Deirdre O’Connell, who this year portrayed a reckless California mother with a sense of history in “The Way West,” is Off-Broadway royalty, in the same league as Jayne Houdyshell (whom I picked to be one of my top ten last year, and who afterward finally got the attention she deserved, winning a Tony for her role in The Humans) She never fails to impress me with her performance – I will be forever grateful for her part in “Circle Mirror Transformation” — yet is so unheralded that I manage to mangle the spelling of her name.
Ben Platt is heartbreaking as the titular character in “Dear Evan Hansen,” an awkward teenager afraid to talk to anybody for fear of breaking out into a sweat. He is such a demonstrably good actor that when he sings (with a lovely tenor and strong falsetto) such unbearably sad, lonely and lovely songs as “Waving Through A Window” and “Words Fail,” you might momentarily marvel at how he is able to make his face appear as sweaty as Evan Hansen’s would be.

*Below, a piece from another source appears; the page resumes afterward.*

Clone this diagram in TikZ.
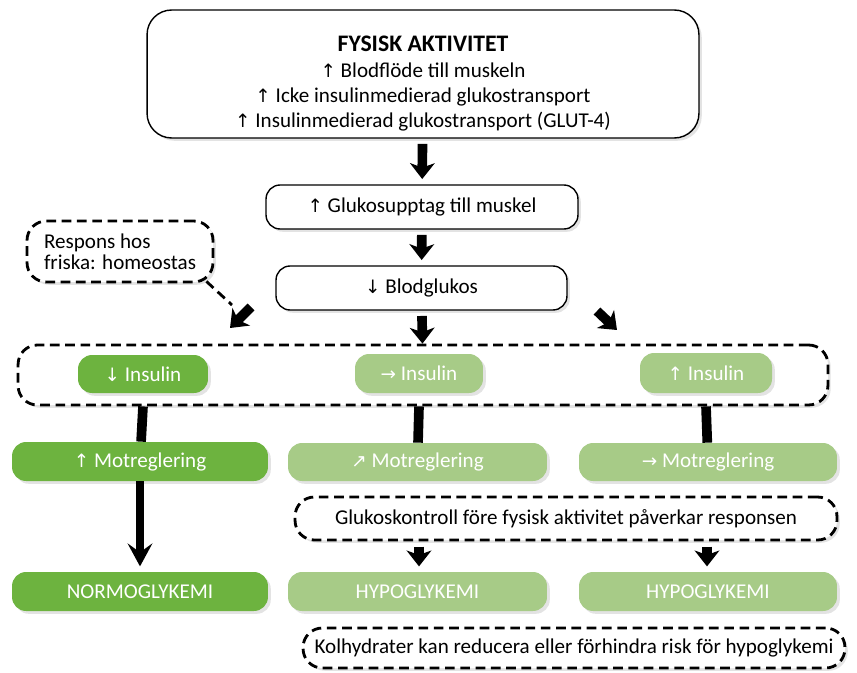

It is a reflection of how completely credible Maryann Plunkett has been in Richard Nelson’s plays about ordinary families living in upstate New York that it came as a surprise to learn that she’s a Tony-winning veteran of nine Broadway shows, including a couple of musicals. In Nelson’s “The Gabriels” trilogy this year, Plunkett portrayed Mary Gabriel, a widow and retired doctor. In Nelson’s “Apple Family” quartet from 2010 to 2013, she played a schoolteacher, one of three Apple family sisters. All seven plays were all “in real time,” opening on the day they were set, meaning that Plunkett and the rest of the cast were forced to learn new lines the very day the plays opened. The entire cast deserves kudos for disappearing into their roles, but paradoxically, Plunkett stands out for disappearing the most.
Anna Deavere Smith’s performances are, like Taylor Mac’s, inseparable from the work she creates. In “Notes from the Field,” as with her previous work, she exhibits her deep talent for mimicry, portraying 17 disparate characters, young and old, from East and West, of different ethnicities. She also demonstrates once again her masterful command of stagecraft.
It’s impossible to cap an appreciation of New York stage performances in 2016 at only ten. There were enough good ones for another top ten, and here they are: Khris Davis for a memorable New York stage debut as Jay “The Sport” Jackson in The Royale, and then in Sweat; Melissa Errico in Finian’s Rainbow; Sutton Foster in Sweet Charity /; Amber Grey for her performances in both “Great Comet” and “Hadestown“; Katrina Lenk in The Band’s Visit; Jessie Mueller in Waitress; David Oyelowo in “Othello“; Phylicia Rashad in “Head of Passes“; Noah Robbins in “Master Harold…and the boys“; Michael Urie and Robin de Jesus in Homos or Everyone in America (I count them as one, since they were persuasive as a…unit.)